== Directions ==
Repeat exactly the lines of the entries below from the one with "Clone this diagram in TikZ." through the one with "(0,0) rectangle (2001,1134);", both ends included, and nothing else.

== Information supplied ==
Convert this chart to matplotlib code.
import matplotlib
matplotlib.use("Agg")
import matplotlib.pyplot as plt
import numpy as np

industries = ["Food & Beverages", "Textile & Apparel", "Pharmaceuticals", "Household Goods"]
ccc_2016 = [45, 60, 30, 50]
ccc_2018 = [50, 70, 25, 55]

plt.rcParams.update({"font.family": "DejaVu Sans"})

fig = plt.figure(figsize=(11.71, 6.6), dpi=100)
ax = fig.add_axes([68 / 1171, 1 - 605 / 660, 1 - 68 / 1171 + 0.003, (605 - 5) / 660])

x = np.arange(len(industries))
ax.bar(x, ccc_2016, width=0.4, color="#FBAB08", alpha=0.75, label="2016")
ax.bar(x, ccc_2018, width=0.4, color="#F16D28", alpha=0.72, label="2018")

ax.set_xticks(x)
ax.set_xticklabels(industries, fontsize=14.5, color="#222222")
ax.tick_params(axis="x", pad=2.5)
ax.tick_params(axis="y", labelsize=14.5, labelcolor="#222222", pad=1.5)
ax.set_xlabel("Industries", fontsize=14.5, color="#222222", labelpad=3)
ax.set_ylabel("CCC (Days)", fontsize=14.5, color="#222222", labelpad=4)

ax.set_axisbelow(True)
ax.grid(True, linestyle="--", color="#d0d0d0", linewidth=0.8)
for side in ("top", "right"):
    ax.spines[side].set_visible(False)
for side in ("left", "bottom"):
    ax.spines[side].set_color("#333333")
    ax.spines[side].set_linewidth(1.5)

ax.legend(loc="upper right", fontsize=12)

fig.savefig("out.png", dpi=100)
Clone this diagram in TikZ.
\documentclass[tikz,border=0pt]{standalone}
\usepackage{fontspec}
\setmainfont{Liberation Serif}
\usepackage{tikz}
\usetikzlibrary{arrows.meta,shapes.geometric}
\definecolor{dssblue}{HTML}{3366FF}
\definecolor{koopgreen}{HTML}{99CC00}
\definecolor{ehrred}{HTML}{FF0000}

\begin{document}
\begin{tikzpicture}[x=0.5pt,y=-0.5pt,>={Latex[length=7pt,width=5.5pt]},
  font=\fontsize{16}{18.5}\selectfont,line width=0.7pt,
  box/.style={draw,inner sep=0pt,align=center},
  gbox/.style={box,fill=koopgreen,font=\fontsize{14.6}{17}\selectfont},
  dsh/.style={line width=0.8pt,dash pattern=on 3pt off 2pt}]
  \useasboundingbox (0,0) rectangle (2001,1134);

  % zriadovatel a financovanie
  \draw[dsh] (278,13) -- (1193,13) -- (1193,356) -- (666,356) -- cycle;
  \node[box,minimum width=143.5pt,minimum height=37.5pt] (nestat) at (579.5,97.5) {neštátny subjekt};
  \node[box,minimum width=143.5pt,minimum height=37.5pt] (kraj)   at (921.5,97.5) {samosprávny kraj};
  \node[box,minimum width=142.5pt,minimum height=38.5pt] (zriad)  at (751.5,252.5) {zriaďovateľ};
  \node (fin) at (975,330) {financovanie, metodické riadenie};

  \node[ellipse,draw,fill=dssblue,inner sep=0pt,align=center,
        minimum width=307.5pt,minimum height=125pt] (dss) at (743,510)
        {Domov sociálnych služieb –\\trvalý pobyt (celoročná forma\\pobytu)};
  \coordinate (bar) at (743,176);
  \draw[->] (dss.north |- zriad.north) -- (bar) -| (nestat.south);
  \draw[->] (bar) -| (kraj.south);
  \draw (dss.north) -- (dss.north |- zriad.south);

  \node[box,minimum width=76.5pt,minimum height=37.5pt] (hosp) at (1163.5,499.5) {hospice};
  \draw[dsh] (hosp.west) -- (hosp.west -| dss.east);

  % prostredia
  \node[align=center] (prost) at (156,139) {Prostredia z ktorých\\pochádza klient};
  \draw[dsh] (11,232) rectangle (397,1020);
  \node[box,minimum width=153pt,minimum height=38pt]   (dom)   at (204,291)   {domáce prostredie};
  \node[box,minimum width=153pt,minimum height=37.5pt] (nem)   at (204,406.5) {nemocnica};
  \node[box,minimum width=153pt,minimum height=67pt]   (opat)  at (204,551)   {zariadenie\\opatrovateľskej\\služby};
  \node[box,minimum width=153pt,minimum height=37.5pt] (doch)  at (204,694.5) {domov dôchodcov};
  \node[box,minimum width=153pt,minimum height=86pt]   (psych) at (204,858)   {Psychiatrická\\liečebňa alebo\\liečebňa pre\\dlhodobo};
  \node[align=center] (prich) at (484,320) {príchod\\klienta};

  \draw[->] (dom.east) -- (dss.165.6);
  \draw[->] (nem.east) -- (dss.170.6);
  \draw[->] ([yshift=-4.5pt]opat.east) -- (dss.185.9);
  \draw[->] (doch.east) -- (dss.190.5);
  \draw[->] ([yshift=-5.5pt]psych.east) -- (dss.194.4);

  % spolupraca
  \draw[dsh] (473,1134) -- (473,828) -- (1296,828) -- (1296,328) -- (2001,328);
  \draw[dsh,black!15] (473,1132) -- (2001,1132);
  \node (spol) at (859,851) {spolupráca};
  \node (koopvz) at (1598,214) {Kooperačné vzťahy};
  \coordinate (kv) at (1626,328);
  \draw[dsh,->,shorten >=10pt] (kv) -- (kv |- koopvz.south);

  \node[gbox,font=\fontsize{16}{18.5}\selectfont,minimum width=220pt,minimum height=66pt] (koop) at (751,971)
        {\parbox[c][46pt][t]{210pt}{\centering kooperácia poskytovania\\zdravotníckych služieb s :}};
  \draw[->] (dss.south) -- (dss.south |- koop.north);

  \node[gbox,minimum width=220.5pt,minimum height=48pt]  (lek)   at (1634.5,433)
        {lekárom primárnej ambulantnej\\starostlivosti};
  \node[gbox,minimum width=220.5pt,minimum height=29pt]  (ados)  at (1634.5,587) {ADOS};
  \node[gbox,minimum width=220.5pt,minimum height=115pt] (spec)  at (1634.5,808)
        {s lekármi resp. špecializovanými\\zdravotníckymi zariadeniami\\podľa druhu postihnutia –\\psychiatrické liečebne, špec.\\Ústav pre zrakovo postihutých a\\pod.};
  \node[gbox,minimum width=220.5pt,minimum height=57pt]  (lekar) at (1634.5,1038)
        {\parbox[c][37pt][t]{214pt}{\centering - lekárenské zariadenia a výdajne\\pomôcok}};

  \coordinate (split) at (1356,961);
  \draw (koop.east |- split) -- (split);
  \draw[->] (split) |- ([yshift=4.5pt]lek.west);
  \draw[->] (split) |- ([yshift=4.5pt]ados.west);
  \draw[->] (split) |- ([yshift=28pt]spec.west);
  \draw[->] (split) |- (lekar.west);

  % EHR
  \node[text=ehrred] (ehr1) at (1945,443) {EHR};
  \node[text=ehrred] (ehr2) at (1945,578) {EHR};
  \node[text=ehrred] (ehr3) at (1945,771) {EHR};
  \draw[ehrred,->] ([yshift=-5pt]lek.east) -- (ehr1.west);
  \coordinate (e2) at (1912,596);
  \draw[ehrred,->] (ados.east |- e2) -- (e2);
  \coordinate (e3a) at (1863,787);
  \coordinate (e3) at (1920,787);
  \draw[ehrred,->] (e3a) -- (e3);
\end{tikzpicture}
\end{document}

== Output for this task ==
Clone this diagram in TikZ.
\documentclass[tikz,border=0pt]{standalone}
\usepackage{fontspec}
\setmainfont{Liberation Serif}
\usepackage{tikz}
\usetikzlibrary{arrows.meta,shapes.geometric}
\definecolor{dssblue}{HTML}{3366FF}
\definecolor{koopgreen}{HTML}{99CC00}
\definecolor{ehrred}{HTML}{FF0000}

\begin{document}
\begin{tikzpicture}[x=0.5pt,y=-0.5pt,>={Latex[length=7pt,width=5.5pt]},
  font=\fontsize{16}{18.5}\selectfont,line width=0.7pt,
  box/.style={draw,inner sep=0pt,align=center},
  gbox/.style={box,fill=koopgreen,font=\fontsize{14.6}{17}\selectfont},
  dsh/.style={line width=0.8pt,dash pattern=on 3pt off 2pt}]
  \useasboundingbox (0,0) rectangle (2001,1134);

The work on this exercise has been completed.